There is a tourist attraction in York (UK) which recreates a Viking village complete with sights, sounds and smells. This I thought was similar except it is for real. There are some curious odours, that’s for sure. In the butchers souk huge beef carcasses hang and release the aroma of slaughtered animals and blood soaked sawdust while close by fresh killed chickens dangle from hooks, in the fish souk there were more fish heads and guts and in the vegetable market mountains of rotting leaves were piled up behind the stalls. Everywhere rubbish is left in convenient doorways and alleys and it is going to stay there all day until cleared sometime in the night.
Beneath the street I could see that the inadequate drains were blocked with years of debris and lack of cleaning and must surely be completely unable to deal with whatever is down there. I reminded myself that this was January and wondered just what it might be like in the in August in the heat of summer!
Everywhere there is street food, bread, biscuits, pastries and fast food cafés on every corner. When I had visited Marrakech in 2009 I had a street-side snack which upset my stomach so I was nervous here but on one occasion could not resist the temptation of a chicken kebab wrap, a combination of meat, cheese, various salads and a secret sauce and it was delicious and thankfully without any unsettling consequences.
Away from the food market there were small shops selling spices, herbs and quack remedies from over a thousand years ago. We stopped and shared tea with a trader and then felt obliged to buy a bag of various spices and when I reckoned up later I was certain that we had been overcharged.
You need to be careful in Morocco because most of the traders in the souks want to separate tourists from their money as quickly as they can so it is important to have your wits about you and it is important to remember that most of them want to sell you something that you do not really need.
As a consequence of the fact that Morocco does not have a welfare payments system there is no financial safety net for those who fall on hard times and there are therefore a lot of beggars on the street. For me this creates a huge dilemma, do I give to one but not the other or, on the basis that I cannot give to everyone, do I give to none at all?

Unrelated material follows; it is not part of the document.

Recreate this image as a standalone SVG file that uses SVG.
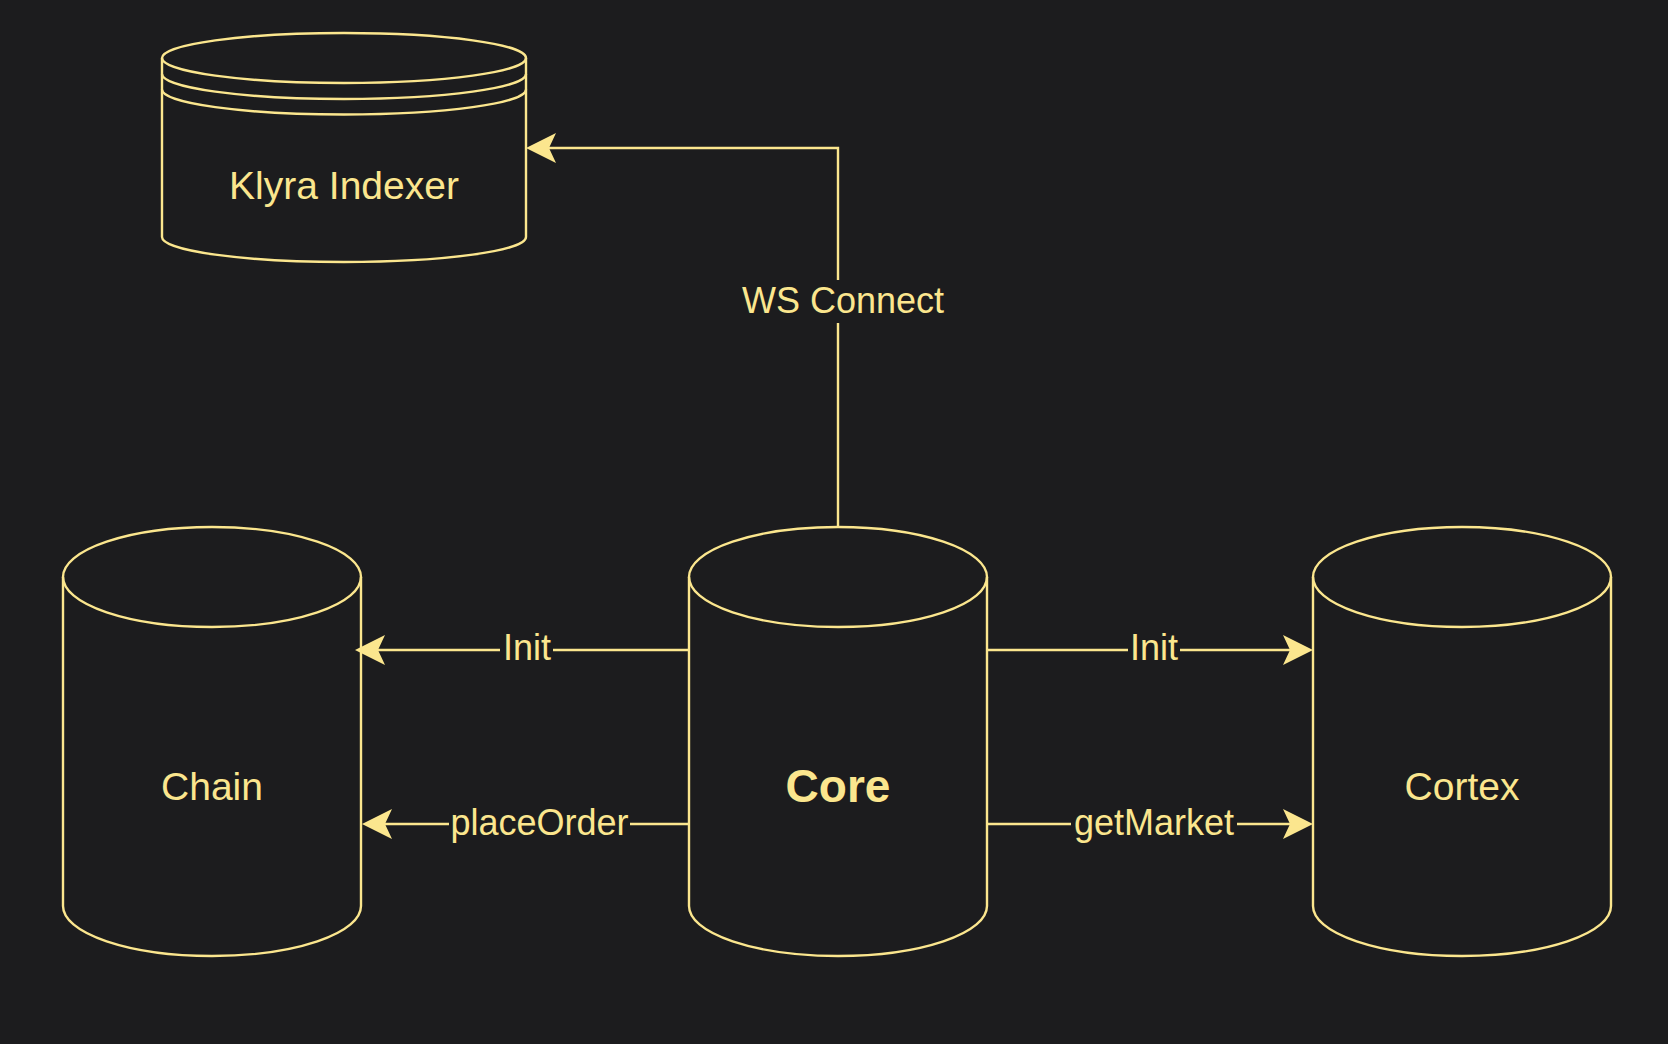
<svg xmlns="http://www.w3.org/2000/svg" width="1668" height="1044" viewBox="0 0 1668 1044">
  <style>
    .shape { fill: #1C1C1E; stroke: #FBE68E; stroke-width: 2.4; }
    .line { fill: none; stroke: #FBE68E; stroke-width: 2.4; }
    .node-label { fill: #FBE68E; font-family: "Liberation Sans", Arial, Helvetica, sans-serif; font-size: 39px; text-anchor: middle; }
    .bold { font-weight: bold; font-size: 46px; }
    .edge-label { fill: #FBE68E; font-family: "Liberation Sans", Arial, Helvetica, sans-serif; font-size: 36px; text-anchor: middle; }
    .label-bg { fill: #1C1C1E; }
  </style>
  <defs>
    <marker id="arrow" markerUnits="userSpaceOnUse" viewBox="-8 -16 32 32" markerWidth="32" markerHeight="32" refX="0" refY="0" orient="auto">
      <path d="M23,0 L-7,-15 L0,0 L-7,15 Z" fill="#FBE68E" stroke="none"/>
    </marker>
  </defs>
  <rect x="0" y="0" width="1668" height="1044" fill="#1C1C1E"/>

  <g id="klyra-indexer">
    <path class="shape" d="M162,58 A182,25 0 0 1 526,58 L526,237 A182,25 0 0 1 162,237 Z"/>
    <path class="line" d="M162,58 A182,25 0 0 0 526,58"/>
    <path class="line" d="M162,74 A182,25 0 0 0 526,74"/>
    <path class="line" d="M162,89.5 A182,25 0 0 0 526,89.5"/>
    <text class="node-label" x="344" y="199">Klyra Indexer</text>
  </g>

  <g id="chain">
    <path class="shape" d="M63,577 A149,50 0 0 1 361,577 L361,906 A149,50 0 0 1 63,906 Z"/>
    <path class="line" d="M63,577 A149,50 0 0 0 361,577"/>
    <text class="node-label" x="212" y="800">Chain</text>
  </g>

  <g id="core">
    <path class="shape" d="M689,577 A149,50 0 0 1 987,577 L987,906 A149,50 0 0 1 689,906 Z"/>
    <path class="line" d="M689,577 A149,50 0 0 0 987,577"/>
    <text class="node-label bold" x="838" y="802">Core</text>
  </g>

  <g id="cortex">
    <path class="shape" d="M1313,577 A149,50 0 0 1 1611,577 L1611,906 A149,50 0 0 1 1313,906 Z"/>
    <path class="line" d="M1313,577 A149,50 0 0 0 1611,577"/>
    <text class="node-label" x="1462" y="800">Cortex</text>
  </g>

  <g id="connectors">
    <path class="line" d="M838,527 L838,148 L549,148" marker-end="url(#arrow)"/>
    <rect class="label-bg" x="742" y="280" width="203" height="43"/>
    <text class="edge-label" x="843" y="313">WS Connect</text>

    <path class="line" d="M689,650 L378,650" marker-end="url(#arrow)"/>
    <rect class="label-bg" x="500" y="632" width="53" height="36"/>
    <text class="edge-label" x="527" y="660">Init</text>

    <path class="line" d="M689,824 L385,824" marker-end="url(#arrow)"/>
    <rect class="label-bg" x="449" y="806" width="181" height="36"/>
    <text class="edge-label" x="539.5" y="835">placeOrder</text>

    <path class="line" d="M987,650 L1290,650" marker-end="url(#arrow)"/>
    <rect class="label-bg" x="1128" y="632" width="52" height="36"/>
    <text class="edge-label" x="1154" y="660">Init</text>

    <path class="line" d="M987,824 L1290,824" marker-end="url(#arrow)"/>
    <rect class="label-bg" x="1071" y="806" width="166" height="36"/>
    <text class="edge-label" x="1154" y="835">getMarket</text>
  </g>
</svg>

This is like the film ‘Sophie’s Choice’. I choose the first option and put some money in my pocket and give a coin here and there based simply on who to me appears to be the most desperate.
There are hustlers too and these are the people to give a wide berth. They follow, they pester, they won’t take no for an answer and they cling on like Velcro. On several occasions I was offered hashish to smoke (a sort of marijuana) or cannabis ‘space cakes’ and had to be really firm in turning them down. And then I worry, ‘will they rob me’ and in quieter streets I was forever nervous of footsteps from behind of someone blocking the way ahead. I am sure I didn’t really need to worry at all, I am certain that there was never any real danger and generally speaking Essaouira was a lot more relaxed and less challenging than Marrakech or Fes.
Down one of these side streets we came across a small museum and stepped inside. It was quiet, there were more attendants than visitors and inside there were some interesting exhibits but mostly I could only guess what they were because the only European explanations were in French.
Outside of the old city walls there is a lot more of Essaouira and once through any of the four main gates there was a much more modern European feel about the place with more familiar shops and traffic and suddenly it was necessary to remember that we were no longer in a pedestrianised environment.
Moroccans are notoriously poor drivers and the accident and injury rates are scarily high. I don’t think there is a Highway Code in Morocco, I have looked and certainly can’t find one. Crossing a road is a very tricky process because, cars and lorries don’t give way to people in the same way that it is expected they will in the UK so this was a potentially death defying procedure.
There are zebra crossings marked out in the roads but they are there only for a bit of highway decoration and are not something a walker can rely upon so we watched the locals as they strayed into the carriageways and we stuck close to them because they appeared to have a sort of uncanny sixth sense about which vehicles would stop and which would simply mow a pedestrian down without a second thought. Crossing the road here is even more dangerous than juggling gelignite!
We didn’t stay long outside the town wall; as well as being dangerous it is also a lot less interesting so after we had satisfied our curiosity we returned via an area which has the potential to be an nice piece of park land but it is badly maintained and a hang out spot for beggars and homeless people so is an area where it is preferable not to linger. In the centre is a statue of Orson Welles who used Essaouira as a location for his film Othello but the local people don’t seem to especially appreciate that and the bust is damaged and covered in graffiti.
We were glad to return through the gate through the fortress walls and resume our Medieval time travel experience.